[Start]

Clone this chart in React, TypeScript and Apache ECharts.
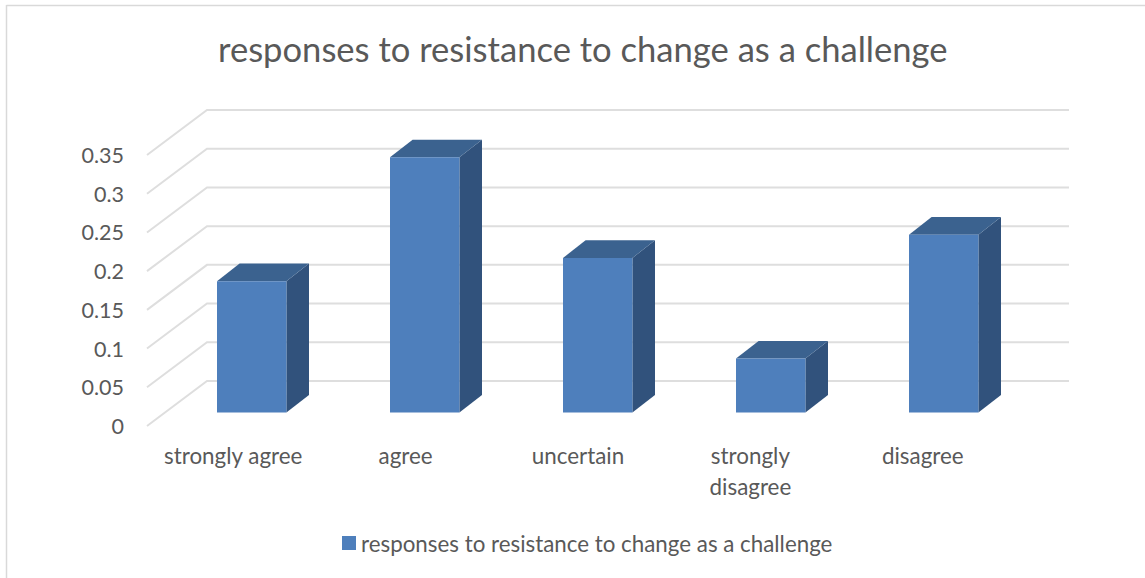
import React, { useEffect, useRef } from "react";
import * as echarts from "echarts";

const titleText = "responses to resistance to change as a challenge";
const categories = ["strongly agree", "agree", "uncertain", "strongly disagree", "disagree"];
const values = [0.17, 0.33, 0.2, 0.07, 0.23];
const yTicks = [0, 0.05, 0.1, 0.15, 0.2, 0.25, 0.3, 0.35];
const FONT = "Lato";
const TEXT = "#595959";

export default function App() {
  const ref = useRef<HTMLDivElement>(null);
  useEffect(() => {
    const chart = echarts.init(ref.current!, null, { renderer: "svg" });
    const gridRender = (params: any, api: any) => {
      const cs = params.coordSys;
      const p = api.coord([0, api.value(1)]);
      return {
        type: "polyline",
        shape: { points: [[cs.x, p[1]], [cs.x + 60, p[1] - 45], [cs.x + cs.width + 60, p[1] - 45]] },
        style: { fill: "none", stroke: "#dedede", lineWidth: 2 },
      };
    };
    const barRender = (params: any, api: any) => {
      const c = api.coord([api.value(0), 0]);
      const t = api.coord([api.value(0), api.value(1)]);
      const left = c[0] - 16.2 + api.value(0) * 0.6;
      const right = left + 69.4;
      const bottom = c[1] - 13.4;
      const top = t[1] - 13.2;
      const dx = 22.6;
      const dy = -17.6;
      return {
        type: "group",
        children: [
          {
            type: "polygon",
            shape: { points: [[right, bottom], [right + dx, bottom + dy], [right + dx, top + dy], [right, top]] },
            style: { fill: "#31527c" },
          },
          {
            type: "polygon",
            shape: { points: [[left, top], [left + dx, top + dy], [right + dx, top + dy], [right, top]] },
            style: { fill: "#3b628f" },
          },
          {
            type: "rect",
            shape: { x: left, y: top, width: right - left, height: bottom - top },
            style: { fill: "#4e7fbc" },
          },
        ],
      };
    };
    chart.setOption({
      animation: false,
      textStyle: { fontFamily: FONT },
      title: {
        text: titleText,
        left: 213,
        top: 26,
        textStyle: { fontFamily: FONT, fontSize: 34.6, fontWeight: "normal", color: TEXT },
      },
      legend: {
        data: [{ name: titleText, icon: "rect" }],
        left: 337,
        top: 527,
        itemWidth: 14,
        itemHeight: 14,
        textStyle: { fontFamily: FONT, fontSize: 22.35, color: TEXT },
      },
      grid: { left: 147, top: 155, width: 862, bottom: 152, containLabel: false },
      xAxis: {
        type: "category",
        data: categories,
        axisLine: { show: false },
        axisTick: { show: false },
        axisLabel: {
          interval: 0,
          margin: 14,
          fontFamily: FONT,
          fontSize: 22.4,
          color: TEXT,
          lineHeight: 31,
          formatter: (v: string) => (v === "strongly disagree" ? "strongly\ndisagree" : v),
        },
      },
      yAxis: {
        type: "value",
        min: 0,
        max: 0.35,
        interval: 0.05,
        axisLine: { show: false },
        axisTick: { show: false },
        splitLine: { show: false },
        axisLabel: { margin: 23, fontFamily: FONT, fontSize: 21.5, color: TEXT, padding: [2, 0, 0, 0] },
      },
      series: [
        {
          name: "walls",
          type: "custom",
          renderItem: gridRender,
          data: yTicks.map((v) => [0, v]),
          silent: true,
          z: 1,
        },
        {
          name: titleText,
          type: "custom",
          renderItem: barRender,
          data: values.map((v, i) => [i, v]),
          itemStyle: { color: "#4e7fbc" },
          z: 2,
        },
      ],
      graphic: [
        { type: "line", shape: { x1: 6.5, y1: 5.5, x2: 1145, y2: 5.5 }, style: { stroke: "#d9d9d9", lineWidth: 1.5 }, silent: true },
        { type: "line", shape: { x1: 6.5, y1: 5, x2: 6.5, y2: 578 }, style: { stroke: "#d9d9d9", lineWidth: 1.5 }, silent: true },
      ],
    });
    return () => chart.dispose();
  }, []);
  return <div ref={ref} style={{ position: "fixed", left: 0, top: 0, width: 1145, height: 578, background: "#fff" }} />;
}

[End]

__THE EXERCISE__:
Copy each line in full and exactly, omitting any picture.

__RESULT__:
Clone this chart in React, TypeScript and Apache ECharts.
import React, { useEffect, useRef } from "react";
import * as echarts from "echarts";

const titleText = "responses to resistance to change as a challenge";
const categories = ["strongly agree", "agree", "uncertain", "strongly disagree", "disagree"];
const values = [0.17, 0.33, 0.2, 0.07, 0.23];
const yTicks = [0, 0.05, 0.1, 0.15, 0.2, 0.25, 0.3, 0.35];
const FONT = "Lato";
const TEXT = "#595959";

export default function App() {
  const ref = useRef<HTMLDivElement>(null);
  useEffect(() => {
    const chart = echarts.init(ref.current!, null, { renderer: "svg" });
    const gridRender = (params: any, api: any) => {
      const cs = params.coordSys;
      const p = api.coord([0, api.value(1)]);
      return {
        type: "polyline",
        shape: { points: [[cs.x, p[1]], [cs.x + 60, p[1] - 45], [cs.x + cs.width + 60, p[1] - 45]] },
        style: { fill: "none", stroke: "#dedede", lineWidth: 2 },
      };
    };
    const barRender = (params: any, api: any) => {
      const c = api.coord([api.value(0), 0]);
      const t = api.coord([api.value(0), api.value(1)]);
      const left = c[0] - 16.2 + api.value(0) * 0.6;
      const right = left + 69.4;
      const bottom = c[1] - 13.4;
      const top = t[1] - 13.2;
      const dx = 22.6;
      const dy = -17.6;
      return {
        type: "group",
        children: [
          {
            type: "polygon",
            shape: { points: [[right, bottom], [right + dx, bottom + dy], [right + dx, top + dy], [right, top]] },
            style: { fill: "#31527c" },
          },
          {
            type: "polygon",
            shape: { points: [[left, top], [left + dx, top + dy], [right + dx, top + dy], [right, top]] },
            style: { fill: "#3b628f" },
          },
          {
            type: "rect",
            shape: { x: left, y: top, width: right - left, height: bottom - top },
            style: { fill: "#4e7fbc" },
          },
        ],
      };
    };
    chart.setOption({
      animation: false,
      textStyle: { fontFamily: FONT },
      title: {
        text: titleText,
        left: 213,
        top: 26,
        textStyle: { fontFamily: FONT, fontSize: 34.6, fontWeight: "normal", color: TEXT },
      },
      legend: {
        data: [{ name: titleText, icon: "rect" }],
        left: 337,
        top: 527,
        itemWidth: 14,
        itemHeight: 14,
        textStyle: { fontFamily: FONT, fontSize: 22.35, color: TEXT },
      },
      grid: { left: 147, top: 155, width: 862, bottom: 152, containLabel: false },
      xAxis: {
        type: "category",
        data: categories,
        axisLine: { show: false },
        axisTick: { show: false },
        axisLabel: {
          interval: 0,
          margin: 14,
          fontFamily: FONT,
          fontSize: 22.4,
          color: TEXT,
          lineHeight: 31,
          formatter: (v: string) => (v === "strongly disagree" ? "strongly\ndisagree" : v),
        },
      },
      yAxis: {
        type: "value",
        min: 0,
        max: 0.35,
        interval: 0.05,
        axisLine: { show: false },
        axisTick: { show: false },
        splitLine: { show: false },
        axisLabel: { margin: 23, fontFamily: FONT, fontSize: 21.5, color: TEXT, padding: [2, 0, 0, 0] },
      },
      series: [
        {
          name: "walls",
          type: "custom",
          renderItem: gridRender,
          data: yTicks.map((v) => [0, v]),
          silent: true,
          z: 1,
        },
        {
          name: titleText,
          type: "custom",
          renderItem: barRender,
          data: values.map((v, i) => [i, v]),
          itemStyle: { color: "#4e7fbc" },
          z: 2,
        },
      ],
      graphic: [
        { type: "line", shape: { x1: 6.5, y1: 5.5, x2: 1145, y2: 5.5 }, style: { stroke: "#d9d9d9", lineWidth: 1.5 }, silent: true },
        { type: "line", shape: { x1: 6.5, y1: 5, x2: 6.5, y2: 578 }, style: { stroke: "#d9d9d9", lineWidth: 1.5 }, silent: true },
      ],
    });
    return () => chart.dispose();
  }, []);
  return <div ref={ref} style={{ position: "fixed", left: 0, top: 0, width: 1145, height: 578, background: "#fff" }} />;
}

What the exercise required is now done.